* Directions for this task *
Write each line of the material exactly as given, from the top through the line that contains "plt.rcParams['font.weight'] = 'bold'", and omit all pictures.

>>>

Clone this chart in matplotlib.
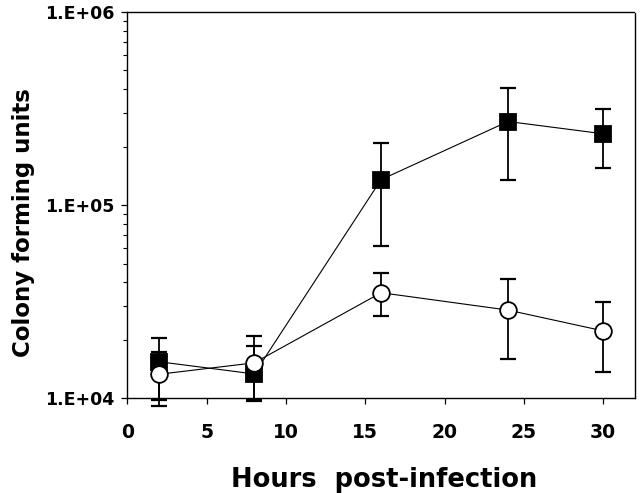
import matplotlib
matplotlib.use("Agg")
import matplotlib.pyplot as plt
import numpy as np
from matplotlib.ticker import FixedLocator, LogLocator, NullFormatter

hours = [2, 8, 16, 24, 30]

# filled squares
sq_mean = [1.55e4, 1.34e4, 1.36e5, 2.72e5, 2.35e5]
sq_upper = [2.05e4, 1.87e4, 2.11e5, 4.05e5, 3.15e5]
sq_lower = [9.8e3, 9.8e3, 6.17e4, 1.36e5, 1.57e5]

# open circles
ci_mean = [1.335e4, 1.53e4, 3.53e4, 2.87e4, 2.24e4]
ci_upper = [1.75e4, 2.11e4, 4.46e4, 4.15e4, 3.15e4]
ci_lower = [9.15e3, 9.7e3, 2.68e4, 1.61e4, 1.37e4]

x_ticks = [0, 5, 10, 15, 20, 25, 30]
y_ticks = [1e4, 1e5, 1e6]
y_ticklabels = ["1.E+04", "1.E+05", "1.E+06"]

plt.rcParams['font.family'] = ['DejaVu Sans']
plt.rcParams['font.weight'] = 'bold'

fig = plt.figure(figsize=(6.4, 4.93), dpi=100)
ax = fig.add_axes([0.199, 0.1917, 0.793, 0.7833])

def draw(mean, upper, lower, marker, face, ms, z):
    mean = np.array(mean)
    yerr = [mean - np.array(lower), np.array(upper) - mean]
    ax.errorbar(hours, mean, yerr=yerr, fmt='none', ecolor='black',
                elinewidth=1.3, capsize=5.5, capthick=1.6, zorder=z, clip_on=False)
    ax.plot(hours, mean, color='black', lw=0.8, marker=marker, ms=ms,
            markerfacecolor=face, markeredgecolor='black', markeredgewidth=1.3,
            zorder=z + 1, clip_on=False)

draw(sq_mean, sq_upper, sq_lower, 's', 'black', 11, 2)
draw(ci_mean, ci_upper, ci_lower, 'o', 'white', 12, 4)

ax.set_yscale('log')
ax.set_xlim(0, 32)
ax.set_ylim(1e4, 1e6)

ax.xaxis.set_major_locator(FixedLocator(x_ticks))
ax.set_xticklabels([str(t) for t in x_ticks], fontsize=13.5, fontweight='bold')
ax.yaxis.set_major_locator(FixedLocator(y_ticks))
ax.set_yticklabels(y_ticklabels, fontsize=12.5, fontweight='bold')
ax.yaxis.set_minor_locator(LogLocator(base=10, subs=np.arange(2, 10)))
ax.yaxis.set_minor_formatter(NullFormatter())

ax.tick_params(axis='both', which='major', direction='out', length=4.5, width=0.9, pad=5)
ax.tick_params(axis='y', which='minor', direction='out', length=3, width=0.8)
ax.tick_params(axis='x', pad=13)
ax.tick_params(top=False, right=False)

for s in ['left', 'bottom']:
    ax.spines[s].set_linewidth(1.0)
for s in ['top', 'right']:
    ax.spines[s].set_linewidth(1.0)
    ax.spines[s].set_linestyle((0, (1, 1)))

ax.set_xlabel('Hours  post-infection', fontsize=18.5, fontweight='bold')
ax.set_ylabel('Colony forming units', fontsize=16.5, fontweight='bold')
ax.xaxis.set_label_coords(0.506, -0.178)
ax.yaxis.set_label_coords(-0.182, 0.455)

fig.savefig('out.png', dpi=100)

<<<

* Worked solution *
Clone this chart in matplotlib.
import matplotlib
matplotlib.use("Agg")
import matplotlib.pyplot as plt
import numpy as np
from matplotlib.ticker import FixedLocator, LogLocator, NullFormatter

hours = [2, 8, 16, 24, 30]

# filled squares
sq_mean = [1.55e4, 1.34e4, 1.36e5, 2.72e5, 2.35e5]
sq_upper = [2.05e4, 1.87e4, 2.11e5, 4.05e5, 3.15e5]
sq_lower = [9.8e3, 9.8e3, 6.17e4, 1.36e5, 1.57e5]

# open circles
ci_mean = [1.335e4, 1.53e4, 3.53e4, 2.87e4, 2.24e4]
ci_upper = [1.75e4, 2.11e4, 4.46e4, 4.15e4, 3.15e4]
ci_lower = [9.15e3, 9.7e3, 2.68e4, 1.61e4, 1.37e4]

x_ticks = [0, 5, 10, 15, 20, 25, 30]
y_ticks = [1e4, 1e5, 1e6]
y_ticklabels = ["1.E+04", "1.E+05", "1.E+06"]

plt.rcParams['font.family'] = ['DejaVu Sans']
plt.rcParams['font.weight'] = 'bold'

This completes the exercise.